Ballesteros quotes sound reasonable and coherent. Sounds like he wants to get better, and work with the pitchers. Banner's comment about "committed.. to getting in good physical condition" is interesting, given the continuing concerns in that area.
I admit I don't necessarily know how seriously to take some of these comments. He had a weird game with 3 CS throws, but that doesn't mean he's throwing any quick rockets, or that any of that is sustainable. Lots of guys who aren't actually that fast try to steal. And any "improved immensely behind the plate", who knows what that can mean from Banner, who tends towards Fleita-speak. Sometimes "getting better" and "improved immensely" comments are more a reflection of how bad a guy was than how good he is now or will become. When a deep-F student improves to C-, that's "getting better" and "improved immensely", without meaning the student will ever go to med school. Perhaps Ballesteros has "improved immensely" and is bumping up the anti-awful scale, and certainly 10th percentile would be "betting better" than 1st percentile. But the "better" comments really don't say anything about whether he's currently at 5th, 15th, 35th, or 50th percentile defensively, nor whether his ceiling is to ever become 5th, 15th, 35th, 50th, or 70th percentile defensively.

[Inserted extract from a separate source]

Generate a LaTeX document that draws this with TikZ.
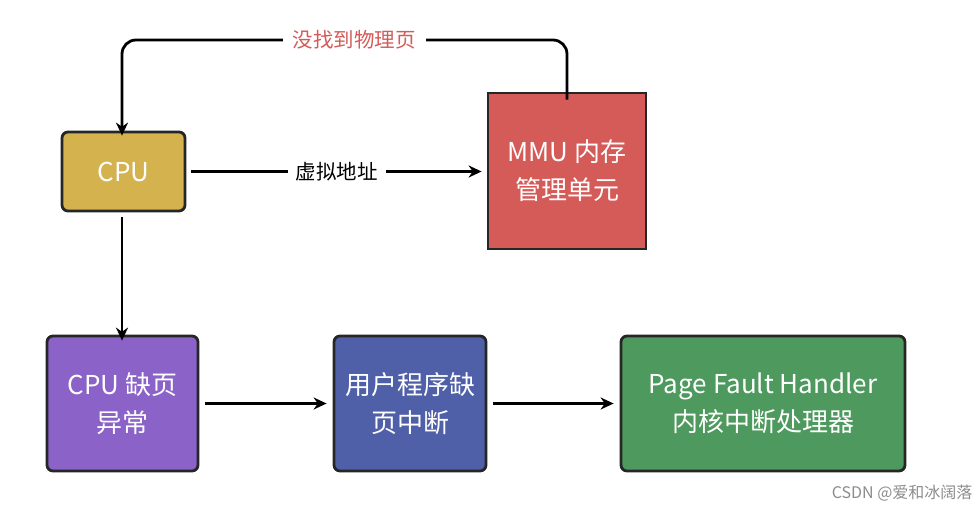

Catcher, of course, is not often a position where a guy usually peaks at age 20. Ballesteros is 21 now, there is still probably time to improve. Part of me thinks that *IF* there is hypothetically any chance that he can become an anti-awful 50-start catcher eventually, they should feel free to keep him in Iowa for a couple of years, if that's what's ideal for his defensive development. His bat might be ready sooner, but if his defense isn't, give him the time it takes to optimize that. If he doesn't come up until summer 2026 or spring 2027, but when he does his defense is reasonable enough to be a decent #2 50-start catcher, or perhaps even more, it's worth the wait. Maybe his bat is ready this July, but that doesn't necessitate that you bring him up as a DH/bad-backup-1B/bad-3rd-string-catcher/pinch-hitter role. Fine for me if he keeps a big-league ready bat at Iowa until he's defense-ready, so that when you do call him up, you've got 6 years of club control where he can be productive. Rather than bringing up the minute bat seems ready, only to burn through his control-years without ever having true opportunity to develop into a guy who can be a good 50-start catcher (or more.).
I kinda wonder if his bat moving so fast is almost disadvantageous for him. "He's at Iowa already, is he ready for Wrigley, is he ready, is he ready, when will they call him up?" Might be setting expectations too high and too fast for his defense, perhaps both in fan minds but also in Moises' mind. On the other hand, I think catching AAA pitchers is probably better for his defensive development. A lot of those guys are pretty experienced, and have variable big-league experience, and lots of breaking stuff. And often lots of experienced, good-defense catchers in AAA, both to watch operate for other teams, and as teammate on Iowa. So I'd think he might learn and be able to ask questions and advance his maturity in terms of pitch-calling and sequencing and handling a wide variety of stuff, that's probably better learned at Iowa than if he's still hanging at South Bend or Knoxville. But yeah, **IF** he's got a somewhat meaningful chance to someday develop into a decent 50-start #2 catcher, or perhaps even more, I'd support being patient and give him every developmental opportunity to reach that defensive ceiling, rather than promote the bat at the expense of ever developing into what he might become defensively.